**TASK TO COMPLETE:** Each entry here needs to be set down again exactly, please; pictures are left out.

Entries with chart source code
* BEGIN *

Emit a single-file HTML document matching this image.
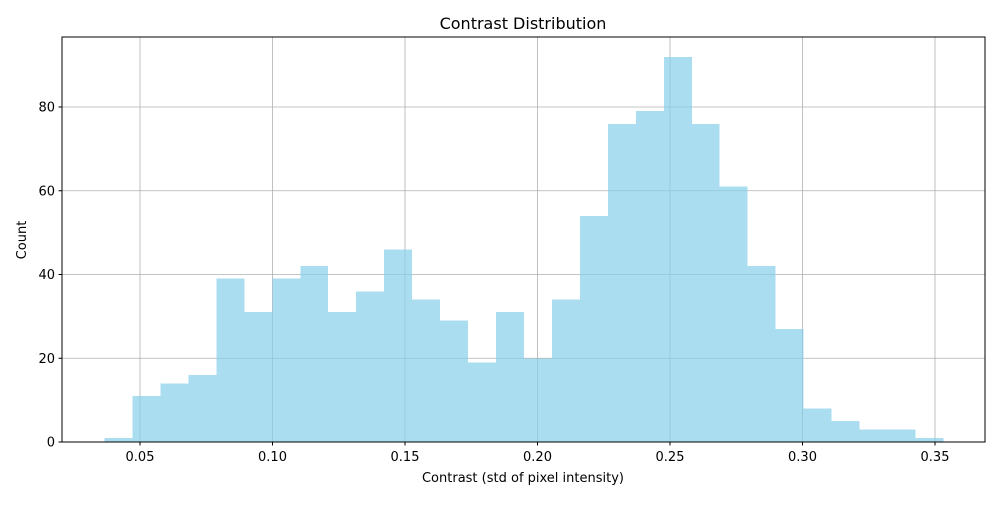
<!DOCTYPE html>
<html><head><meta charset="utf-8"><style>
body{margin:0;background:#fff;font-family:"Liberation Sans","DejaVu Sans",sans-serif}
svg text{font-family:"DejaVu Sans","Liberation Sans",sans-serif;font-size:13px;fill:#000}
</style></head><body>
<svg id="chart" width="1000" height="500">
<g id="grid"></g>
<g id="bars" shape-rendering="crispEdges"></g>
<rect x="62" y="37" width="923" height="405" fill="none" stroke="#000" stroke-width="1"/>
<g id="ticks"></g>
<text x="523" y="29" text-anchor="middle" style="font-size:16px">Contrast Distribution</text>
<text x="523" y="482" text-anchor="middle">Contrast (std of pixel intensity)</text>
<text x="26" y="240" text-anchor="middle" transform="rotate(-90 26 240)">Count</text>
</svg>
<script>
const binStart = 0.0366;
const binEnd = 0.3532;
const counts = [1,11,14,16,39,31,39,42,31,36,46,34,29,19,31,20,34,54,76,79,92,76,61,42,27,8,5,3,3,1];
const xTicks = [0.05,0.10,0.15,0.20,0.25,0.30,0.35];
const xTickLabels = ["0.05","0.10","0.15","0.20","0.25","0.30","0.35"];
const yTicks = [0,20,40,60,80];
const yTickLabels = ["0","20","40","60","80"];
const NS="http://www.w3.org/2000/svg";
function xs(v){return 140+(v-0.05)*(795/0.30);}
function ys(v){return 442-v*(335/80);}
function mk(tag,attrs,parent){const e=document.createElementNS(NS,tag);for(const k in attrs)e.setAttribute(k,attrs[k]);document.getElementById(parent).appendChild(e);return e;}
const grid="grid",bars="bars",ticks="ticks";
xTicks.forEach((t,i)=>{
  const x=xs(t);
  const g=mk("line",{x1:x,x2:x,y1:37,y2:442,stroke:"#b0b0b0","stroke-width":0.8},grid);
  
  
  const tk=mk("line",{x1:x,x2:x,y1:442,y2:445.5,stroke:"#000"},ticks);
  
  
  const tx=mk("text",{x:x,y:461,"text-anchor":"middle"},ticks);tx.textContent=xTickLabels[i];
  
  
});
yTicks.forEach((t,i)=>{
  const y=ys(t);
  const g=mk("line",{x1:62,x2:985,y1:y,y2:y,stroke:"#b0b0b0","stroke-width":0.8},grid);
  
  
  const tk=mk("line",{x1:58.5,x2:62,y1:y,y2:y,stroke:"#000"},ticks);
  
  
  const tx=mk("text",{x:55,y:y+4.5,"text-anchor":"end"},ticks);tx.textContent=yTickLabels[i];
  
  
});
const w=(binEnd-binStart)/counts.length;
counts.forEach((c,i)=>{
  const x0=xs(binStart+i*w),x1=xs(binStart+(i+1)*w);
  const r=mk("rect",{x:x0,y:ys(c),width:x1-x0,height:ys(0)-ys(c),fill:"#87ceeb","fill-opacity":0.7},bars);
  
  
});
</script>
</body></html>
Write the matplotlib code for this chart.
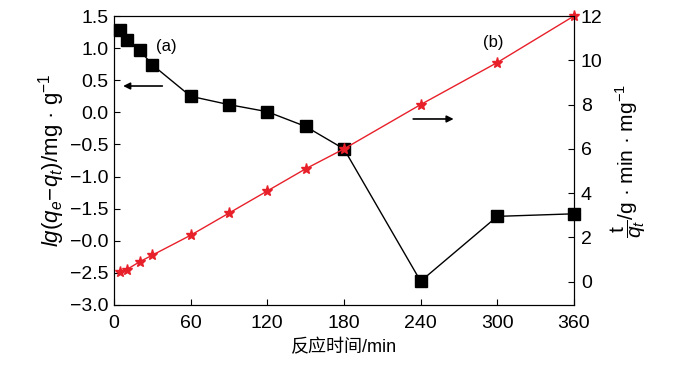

* END *

**RESPONSE TO THIS EXERCISE:**
Emit a single-file HTML document matching this image.
<!DOCTYPE html>
<html><head><meta charset="utf-8"><style>
body{margin:0;background:#fff;font-family:"Liberation Sans","DejaVu Sans",sans-serif}
svg text{font-family:"DejaVu Sans","Liberation Sans",sans-serif;font-size:13px;fill:#000}
</style></head><body>
<svg id="chart" width="1000" height="500">
<g id="grid"></g>
<g id="bars" shape-rendering="crispEdges"></g>
<rect x="62" y="37" width="923" height="405" fill="none" stroke="#000" stroke-width="1"/>
<g id="ticks"></g>
<text x="523" y="29" text-anchor="middle" style="font-size:16px">Contrast Distribution</text>
<text x="523" y="482" text-anchor="middle">Contrast (std of pixel intensity)</text>
<text x="26" y="240" text-anchor="middle" transform="rotate(-90 26 240)">Count</text>
</svg>
<script>
const binStart = 0.0366;
const binEnd = 0.3532;
const counts = [1,11,14,16,39,31,39,42,31,36,46,34,29,19,31,20,34,54,76,79,92,76,61,42,27,8,5,3,3,1];
const xTicks = [0.05,0.10,0.15,0.20,0.25,0.30,0.35];
const xTickLabels = ["0.05","0.10","0.15","0.20","0.25","0.30","0.35"];
const yTicks = [0,20,40,60,80];
const yTickLabels = ["0","20","40","60","80"];
const NS="http://www.w3.org/2000/svg";
function xs(v){return 140+(v-0.05)*(795/0.30);}
function ys(v){return 442-v*(335/80);}
function mk(tag,attrs,parent){const e=document.createElementNS(NS,tag);for(const k in attrs)e.setAttribute(k,attrs[k]);document.getElementById(parent).appendChild(e);return e;}
const grid="grid",bars="bars",ticks="ticks";
xTicks.forEach((t,i)=>{
  const x=xs(t);
  const g=mk("line",{x1:x,x2:x,y1:37,y2:442,stroke:"#b0b0b0","stroke-width":0.8},grid);
  
  
  const tk=mk("line",{x1:x,x2:x,y1:442,y2:445.5,stroke:"#000"},ticks);
  
  
  const tx=mk("text",{x:x,y:461,"text-anchor":"middle"},ticks);tx.textContent=xTickLabels[i];
  
  
});
yTicks.forEach((t,i)=>{
  const y=ys(t);
  const g=mk("line",{x1:62,x2:985,y1:y,y2:y,stroke:"#b0b0b0","stroke-width":0.8},grid);
  
  
  const tk=mk("line",{x1:58.5,x2:62,y1:y,y2:y,stroke:"#000"},ticks);
  
  
  const tx=mk("text",{x:55,y:y+4.5,"text-anchor":"end"},ticks);tx.textContent=yTickLabels[i];
  
  
});
const w=(binEnd-binStart)/counts.length;
counts.forEach((c,i)=>{
  const x0=xs(binStart+i*w),x1=xs(binStart+(i+1)*w);
  const r=mk("rect",{x:x0,y:ys(c),width:x1-x0,height:ys(0)-ys(c),fill:"#87ceeb","fill-opacity":0.7},bars);
  
  
});
</script>
</body></html>
Write the matplotlib code for this chart.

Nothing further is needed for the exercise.